Another pouch item is a small plastic 15x loupe for examining specimens in the field. It comes in handy for keying out Py*tho larvae in the field.

If I think I might get disoriented while collecting I take several precautions. I take a cell phone in my pouch and warm clothing and an led headlamp in a small rucksack. I also mark the way I have gone with bright, night-reflective plastic flagging that I carry in a roll that feeds out an opening in the top of my belt pouch. I just tear off a length and tie it onto something in line of sight with my last marker, allowing me to retrace my steps, even at night by light of the headlamp.

I will probably move this image to the equipment section when I add photos of individual components such as the pooter.

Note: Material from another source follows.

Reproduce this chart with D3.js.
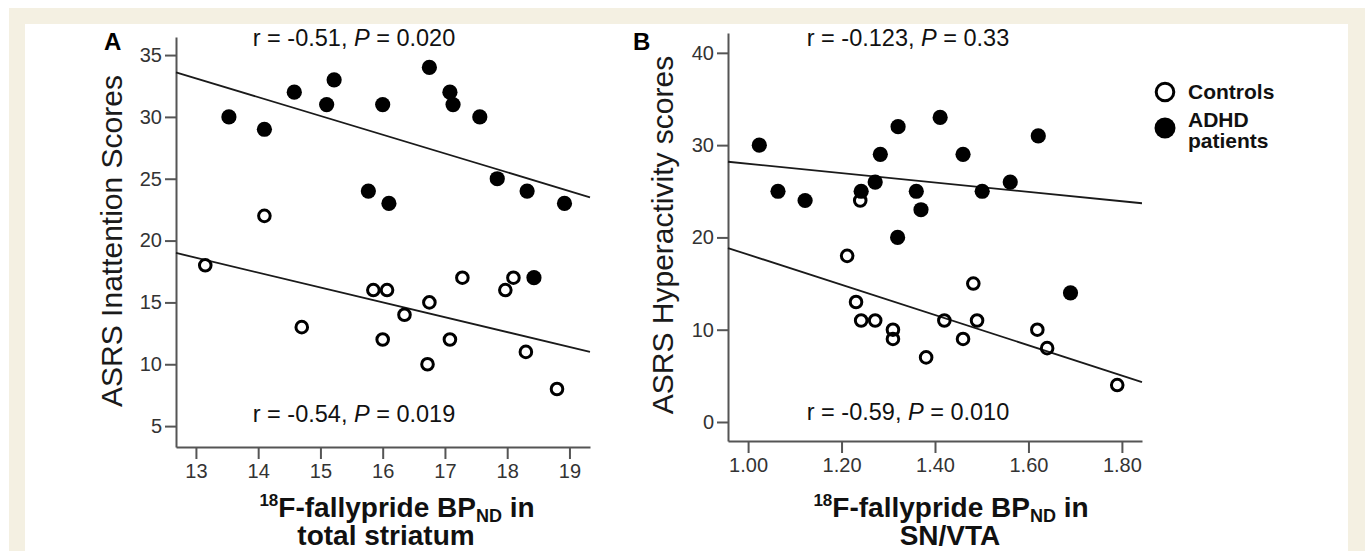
<!DOCTYPE html>
<html><head><meta charset="utf-8">
<script src="https://cdn.jsdelivr.net/npm/d3@7"></script>
<style>
body{margin:0;padding:0;background:#fff;}
svg{display:block;font-family:"Liberation Sans",Arial,sans-serif;}
</style></head>
<body><svg id="chart" width="1365" height="551"></svg>
<script>
// ---- Panel A data: total striatum BPND vs ASRS inattention ----
const aControlsX = [13.15,14.1,14.7,15.85,16.07,16.0,16.35,16.75,16.72,17.08,17.28,17.97,18.1,18.3,18.8];
const aControlsY = [18,22,13,16,16,12,14,15,10,12,17,16,17,11,8];
const aAdhdX = [13.53,14.1,14.58,15.1,15.22,15.77,16.0,16.1,16.75,17.08,17.13,17.56,17.84,18.32,18.92,18.43];
const aAdhdY = [30,29,32,31,33,24,31,23,34,32,31,30,25,24,23,17];
const aFitAdhd = [[12.68,33.6],[19.33,23.5]];
const aFitControls = [[12.68,19.0],[19.33,11.0]];
const aXTicks = [13,14,15,16,17,18,19];
const aYTicks = [5,10,15,20,25,30,35];

// ---- Panel B data: SN/VTA BPND vs ASRS hyperactivity ----
const bControlsX = [1.24,1.212,1.231,1.242,1.272,1.31,1.31,1.381,1.42,1.46,1.482,1.49,1.619,1.64,1.79];
const bControlsY = [24,18,13,11,11,10,9,7,11,9,15,11,10,8,4];
const bAdhdX = [1.024,1.064,1.122,1.242,1.272,1.283,1.321,1.32,1.36,1.37,1.411,1.46,1.501,1.561,1.621,1.69];
const bAdhdY = [30,25,24,25,26,29,32,20,25,23,33,29,25,26,31,14];
const bFitAdhd = [[0.957,28.2],[1.843,23.7]];
const bFitControls = [[0.957,18.85],[1.843,4.33]];
const bXTicks = [1.0,1.2,1.4,1.6,1.8];
const bYTicks = [0,10,20,30,40];

const legendLabels = [["Controls"],["ADHD","patients"]];

const svg = d3.select("#chart");
svg.append("rect").attr("x",0).attr("y",0).attr("width",1365).attr("height",551).attr("fill","#fff");
svg.append("rect").attr("x",9).attr("y",8).attr("width",1356).attr("height",543).attr("fill","#f4f0e2");
svg.append("rect").attr("x",25).attr("y",24).attr("width",1323).attr("height",527).attr("fill","#fff");

function panel(cfg){
  const g = svg.append("g");
  const x = d3.scaleLinear().domain(cfg.xDomain).range(cfg.xRange);
  const y = d3.scaleLinear().domain(cfg.yDomain).range(cfg.yRange);
  const axisColor = "#555";
  const yAx = g.append("g").attr("transform",`translate(${cfg.xRange[0]},0)`)
    .call(d3.axisLeft(y).tickValues(cfg.yTicks).tickSize(11).tickPadding(3).tickSizeOuter(0));
  const xAx = g.append("g").attr("transform",`translate(0,${cfg.yRange[0]})`)
    .call(d3.axisBottom(x).tickValues(cfg.xTicks).tickFormat(cfg.xFmt).tickSize(12).tickPadding(5).tickSizeOuter(0));
  [yAx,xAx].forEach(a=>{
    a.select(".domain").attr("stroke",axisColor).attr("stroke-width",2);
    a.selectAll(".tick line").attr("stroke",axisColor).attr("stroke-width",2);
    a.selectAll(".tick text").attr("fill","#333").attr("font-size",20).attr("font-family","Liberation Sans, Arial, sans-serif");
  });
  // fit lines
  const line = d3.line().x(d=>x(d[0])).y(d=>y(d[1]));
  [cfg.fitAdhd,cfg.fitControls].forEach(f=>{
    g.append("path").attr("d",line(f)).attr("fill","none").attr("stroke","#1a1a1a").attr("stroke-width",1.8);
  });
  // points
  const ctrl = cfg.cx.map((v,i)=>[v,cfg.cy[i]]);
  const adhd = cfg.ax.map((v,i)=>[v,cfg.ay[i]]);
  g.selectAll(".ad").data(adhd).enter().append("circle")
    .attr("cx",d=>x(d[0])).attr("cy",d=>y(d[1])).attr("r",7.6).attr("fill","#000");
  g.selectAll(".ct").data(ctrl).enter().append("circle")
    .attr("cx",d=>x(d[0])).attr("cy",d=>y(d[1])).attr("r",5.8).attr("fill","none")
    .attr("stroke","#000").attr("stroke-width",3);
  // panel letter
  g.append("text").attr("x",cfg.letterX).attr("y",50).attr("font-size",24).attr("font-weight","bold").attr("fill","#000").text(cfg.letter);
  // annotations
  cfg.annots.forEach(a=>{
    const t = g.append("text").attr("x",a.x).attr("y",a.y).attr("text-anchor","middle").attr("font-size",23.5).attr("fill","#111");
    t.append("tspan").text(a.r + ", ");
    t.append("tspan").attr("font-style","italic").text("P");
    t.append("tspan").text(" = " + a.p);
  });
  // y title
  g.append("text").attr("transform",`translate(${cfg.yTitleX},${cfg.yTitleY}) rotate(-90)`)
    .attr("text-anchor","middle").attr("font-size",30).attr("fill","#1a1a1a").text(cfg.yTitle);
  // x title
  const t1 = g.append("text").attr("x",cfg.xTitleX1).attr("y",517).attr("text-anchor","middle")
    .attr("font-size",28).attr("font-weight","bold").attr("fill","#111");
  t1.append("tspan").attr("font-size",17).attr("dy",-11).text("18");
  t1.append("tspan").attr("dy",11).text("F-fallypride BP");
  t1.append("tspan").attr("font-size",18).attr("dy",5).text("ND");
  t1.append("tspan").attr("dy",-5).text(" in");
  g.append("text").attr("x",cfg.xTitleX2).attr("y",545).attr("text-anchor","middle")
    .attr("font-size",28).attr("font-weight","bold").attr("fill","#111").text(cfg.xTitle2);
}

panel({
  xDomain:[12.68,19.33], xRange:[176,590], yDomain:[3.31,36.46], yRange:[447,37],
  xTicks:aXTicks, yTicks:aYTicks, xFmt:d3.format("d"),
  cx:aControlsX, cy:aControlsY, ax:aAdhdX, ay:aAdhdY,
  fitAdhd:aFitAdhd, fitControls:aFitControls,
  letter:"A", letterX:104,
  annots:[{x:354,y:46,r:"r = -0.51",p:"0.020"},{x:354,y:422,r:"r = -0.54",p:"0.019"}],
  yTitle:"ASRS Inattention Scores", yTitleX:122, yTitleY:241,
  xTitleX1:397, xTitleX2:386, xTitle2:"total striatum"
});
panel({
  xDomain:[0.957,1.843], xRange:[728,1142], yDomain:[-2.06,42.15], yRange:[441,33],
  xTicks:bXTicks, yTicks:bYTicks, xFmt:d3.format(".2f"),
  cx:bControlsX, cy:bControlsY, ax:bAdhdX, ay:bAdhdY,
  fitAdhd:bFitAdhd, fitControls:bFitControls,
  letter:"B", letterX:633,
  annots:[{x:908,y:46,r:"r = -0.123",p:"0.33"},{x:908,y:420,r:"r = -0.59",p:"0.010"}],
  yTitle:"ASRS Hyperactivity scores", yTitleX:673, yTitleY:235,
  xTitleX1:951, xTitleX2:950, xTitle2:"SN/VTA"
});

// legend
const lg = svg.append("g");
lg.append("circle").attr("cx",1165).attr("cy",92).attr("r",8.8).attr("fill","none").attr("stroke","#000").attr("stroke-width",3);
lg.append("circle").attr("cx",1165).attr("cy",128).attr("r",10.5).attr("fill","#000");
const lgY = [[99],[127,148]];
legendLabels.forEach((lines,i)=>{
  lines.forEach((s,j)=>{
    lg.append("text").attr("x",1188).attr("y",lgY[i][j]).attr("font-size",21).attr("font-weight","bold").attr("fill","#111").text(s);
  });
});
</script></body></html>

Images of this individual: tag all
Jim McClarin, beetle hunter Jim McClarin, beetle hunter - male

Treated with Permethrin
Cool photo of you on close to the summit of Mt. Washington. While Permethin is a powerful insectide/repellent, it is also a neurotoxin to mammals. What concentration of Permethin do you use for treating your gear? I'm wondering is there some point where you risk percutaneous absorption?

 
0.5% Permethrin
is the concentration in the Repel product. The label advises against spraying your skin or your clothes while you are wearing them. I let the clothing dry thoroughly before wearing it. It has a very faint odor that I find not at all disagreeable.

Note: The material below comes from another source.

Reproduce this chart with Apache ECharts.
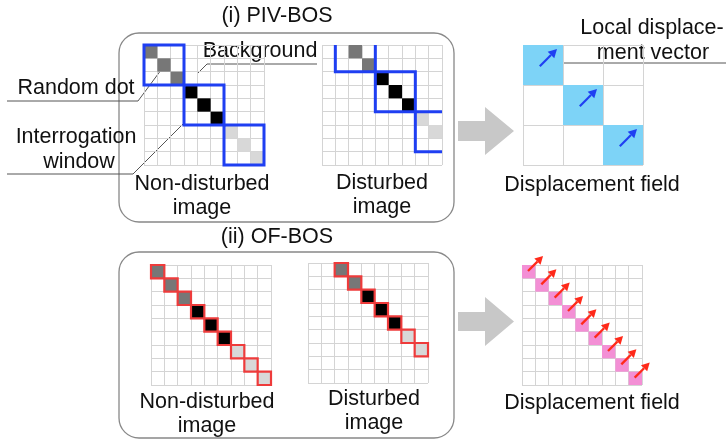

Permethrin is not a long-lasting chemical, which is why it has seen popular use as a knockdown fog in tropical canopy sampling. In such collecting operations one or more tree canopies are misted with a fogger and insects drop in large number from leaves, blooms, fruits, and branches, often into an array of large collection funnels. In a few weeks no toxicity remains.

 
Knockdown Fog
Hmmm, sounds like a mass collecting operation indeed. Are knocked-down insects permanently affected? Because, if there is survivorship among the insects, then I see the technique working for population counts and allowing access to rare or secretive species. I guess I'm just curious to know, what impact does the fogging have on the local insect populations?

 
I'm not sure but I think it kills them dead.
And if the Permethrin doesn't kill them, the collectors do. Presumably a fogged tree is repopulated in fairly short order.

 
Bees have special sensitivity Permethrin
Here is the link to the Material Safety Data Sheet:
http://www.cdms.net/ldat/mp7GD001.pdf
You don't want to dive into rivers, lakes, or streams while wearing clothes treating in Permethrin since it is extremely toxic to aquatic invertebrates and fish. You want to avoid flower blooms since it is highly toxic to bees.

 
Thank you, Sylvia.
I'll stay out of the bloomin river :-) Nice to know I'm a walking lethal dose.

 
Well, I guess in a rainforest that is swarming with
insects, repopulation of a small fogged area isn't that difficult. To me, the idea just sounded like a bit of an overkill - many more insects killed than the collectors can handle. I've read that even for beetles alone, a single tropical tree can host several dozen species. In all respect, though, it does sound to be an undoubtedly efficient collecting method.

Impressive!
Wow, you sure have an impressive assortment of beetle catching gear ... very informative descriptions too. I especially like your "conk bonking" idea ;-) I've done some bush-beating and kicked the occasional tree trunk, but never thought of finding conk-dwellers with a hatchet bonk! I should try that with my hatchet sometime.
Good to see you posting again, Jim. Beetle posts were definitely in the lows while you were away ... I look forward to seeing your new finds!

 
Ha ha,
I haven't been away. I've been too busy collecting and shooting to post much. (Always the case with me.) I've been adding to my tens of thousands of unposted images that I'll be lucky to post 100 of before the next glut of live specimens comes along.

 
conk
Jim, what is a conk?
Another thing, I just don't see any camera/s...

 
Conk = shelf or bracket fungus
I didn't need a camera. Tom had his :-)

Actually I seldom use a camera in the field anymore. It's easy to damage a camera if you're wielding a hatchet, clawing your way through wiry thickets, etc., especially if it has a long lens on it. I usually take my older camera (Fuji FinePix) in the car with me just in case there is something I want to document.